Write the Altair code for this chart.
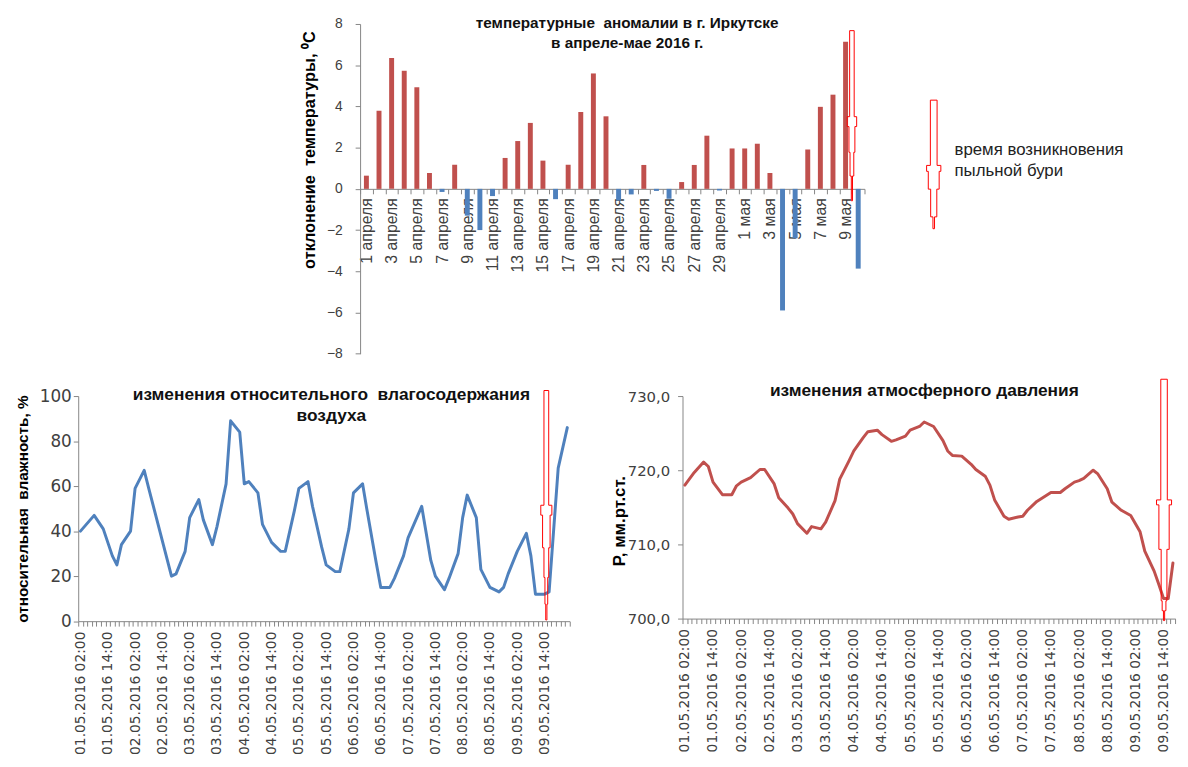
★ ★ ★ ★ ★
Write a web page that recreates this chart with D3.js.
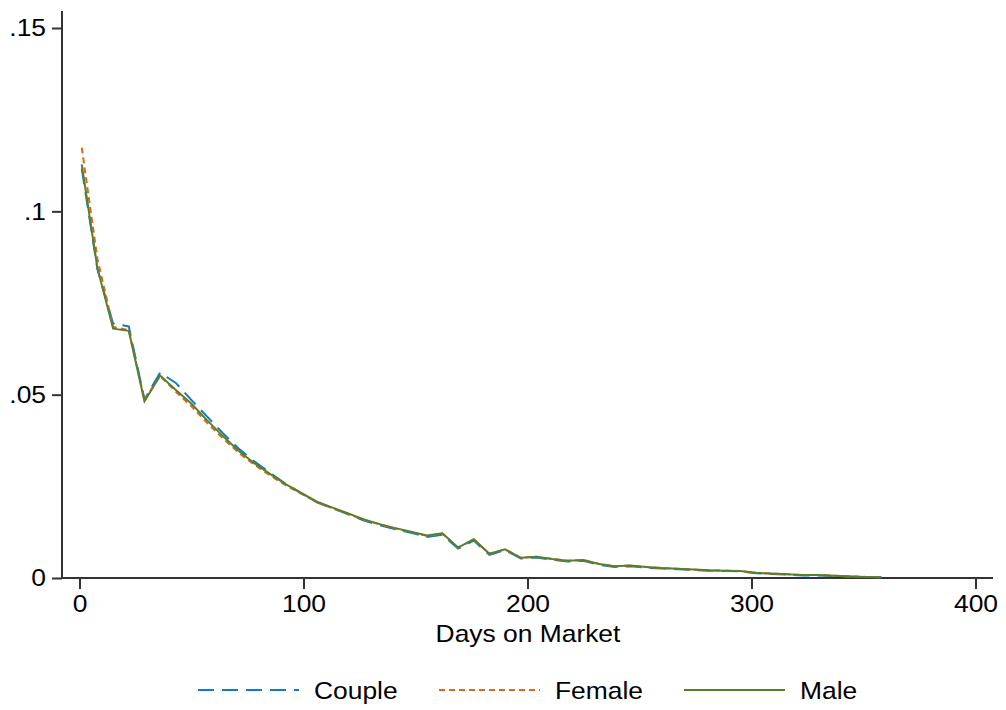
★ ★ ★ ★ ★
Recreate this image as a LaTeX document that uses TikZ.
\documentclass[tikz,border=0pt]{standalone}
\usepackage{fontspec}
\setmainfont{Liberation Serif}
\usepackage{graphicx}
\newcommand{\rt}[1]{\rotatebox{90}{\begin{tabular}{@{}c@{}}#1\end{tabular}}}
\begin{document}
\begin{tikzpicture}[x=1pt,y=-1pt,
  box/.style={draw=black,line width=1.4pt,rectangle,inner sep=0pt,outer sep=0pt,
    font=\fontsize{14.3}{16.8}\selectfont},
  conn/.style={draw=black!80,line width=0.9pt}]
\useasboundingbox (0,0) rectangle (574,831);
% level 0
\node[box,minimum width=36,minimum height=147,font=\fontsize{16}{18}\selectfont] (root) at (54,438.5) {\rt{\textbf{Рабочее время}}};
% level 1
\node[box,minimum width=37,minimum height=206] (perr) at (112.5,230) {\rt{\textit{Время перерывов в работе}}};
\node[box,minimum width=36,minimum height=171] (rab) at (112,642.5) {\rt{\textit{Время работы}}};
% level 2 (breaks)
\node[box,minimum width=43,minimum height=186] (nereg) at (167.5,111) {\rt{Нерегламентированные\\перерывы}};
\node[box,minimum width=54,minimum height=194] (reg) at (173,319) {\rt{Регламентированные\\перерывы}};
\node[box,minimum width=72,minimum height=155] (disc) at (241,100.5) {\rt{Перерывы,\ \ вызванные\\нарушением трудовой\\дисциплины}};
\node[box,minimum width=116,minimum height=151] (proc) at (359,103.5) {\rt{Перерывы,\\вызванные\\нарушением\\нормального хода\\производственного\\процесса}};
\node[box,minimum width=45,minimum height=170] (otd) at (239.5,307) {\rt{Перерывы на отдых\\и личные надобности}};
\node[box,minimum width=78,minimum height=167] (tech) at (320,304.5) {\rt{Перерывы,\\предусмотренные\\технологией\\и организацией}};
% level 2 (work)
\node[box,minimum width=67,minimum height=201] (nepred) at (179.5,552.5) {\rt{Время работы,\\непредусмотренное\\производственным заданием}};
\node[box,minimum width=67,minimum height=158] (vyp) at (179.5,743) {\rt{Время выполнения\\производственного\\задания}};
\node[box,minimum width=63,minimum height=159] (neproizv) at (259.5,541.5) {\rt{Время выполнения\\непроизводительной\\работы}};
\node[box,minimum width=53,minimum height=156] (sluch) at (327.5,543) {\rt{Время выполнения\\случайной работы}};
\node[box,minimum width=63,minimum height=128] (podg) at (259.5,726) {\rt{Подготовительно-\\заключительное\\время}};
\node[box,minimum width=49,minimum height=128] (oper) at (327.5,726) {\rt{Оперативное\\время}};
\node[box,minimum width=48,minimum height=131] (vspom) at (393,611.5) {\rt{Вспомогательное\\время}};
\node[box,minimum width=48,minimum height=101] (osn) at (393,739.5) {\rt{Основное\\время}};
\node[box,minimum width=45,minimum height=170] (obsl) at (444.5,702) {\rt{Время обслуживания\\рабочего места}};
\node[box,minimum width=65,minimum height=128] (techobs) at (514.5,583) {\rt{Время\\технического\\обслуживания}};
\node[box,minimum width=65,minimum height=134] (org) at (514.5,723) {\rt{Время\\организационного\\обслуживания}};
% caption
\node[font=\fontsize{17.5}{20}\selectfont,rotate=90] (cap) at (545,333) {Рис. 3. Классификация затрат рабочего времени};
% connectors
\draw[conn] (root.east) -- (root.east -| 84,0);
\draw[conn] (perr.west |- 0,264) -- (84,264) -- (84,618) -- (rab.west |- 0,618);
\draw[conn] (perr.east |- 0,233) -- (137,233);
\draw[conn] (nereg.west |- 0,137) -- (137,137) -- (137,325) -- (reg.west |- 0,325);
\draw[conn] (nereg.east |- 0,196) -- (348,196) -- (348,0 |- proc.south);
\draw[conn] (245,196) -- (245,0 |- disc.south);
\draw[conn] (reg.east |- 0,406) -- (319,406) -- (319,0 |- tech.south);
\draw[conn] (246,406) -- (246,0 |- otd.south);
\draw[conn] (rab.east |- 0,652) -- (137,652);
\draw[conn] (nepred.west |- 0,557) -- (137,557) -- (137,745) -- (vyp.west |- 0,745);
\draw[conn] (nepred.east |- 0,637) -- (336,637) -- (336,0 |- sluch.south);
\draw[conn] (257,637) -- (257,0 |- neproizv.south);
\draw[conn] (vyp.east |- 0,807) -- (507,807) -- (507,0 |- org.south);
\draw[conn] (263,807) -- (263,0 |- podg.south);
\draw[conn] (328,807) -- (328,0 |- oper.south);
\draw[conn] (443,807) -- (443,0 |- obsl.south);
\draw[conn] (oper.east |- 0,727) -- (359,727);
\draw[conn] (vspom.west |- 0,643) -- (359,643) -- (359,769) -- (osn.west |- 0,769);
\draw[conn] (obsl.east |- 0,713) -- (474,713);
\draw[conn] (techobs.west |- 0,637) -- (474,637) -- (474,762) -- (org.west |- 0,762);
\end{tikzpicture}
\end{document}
★ ★ ★ ★ ★
» **Written instruction**
Copy every line above in which the string "that" shows up.

» **Finished task**
Write a web page that recreates this chart with D3.js.
Recreate this image as a LaTeX document that uses TikZ.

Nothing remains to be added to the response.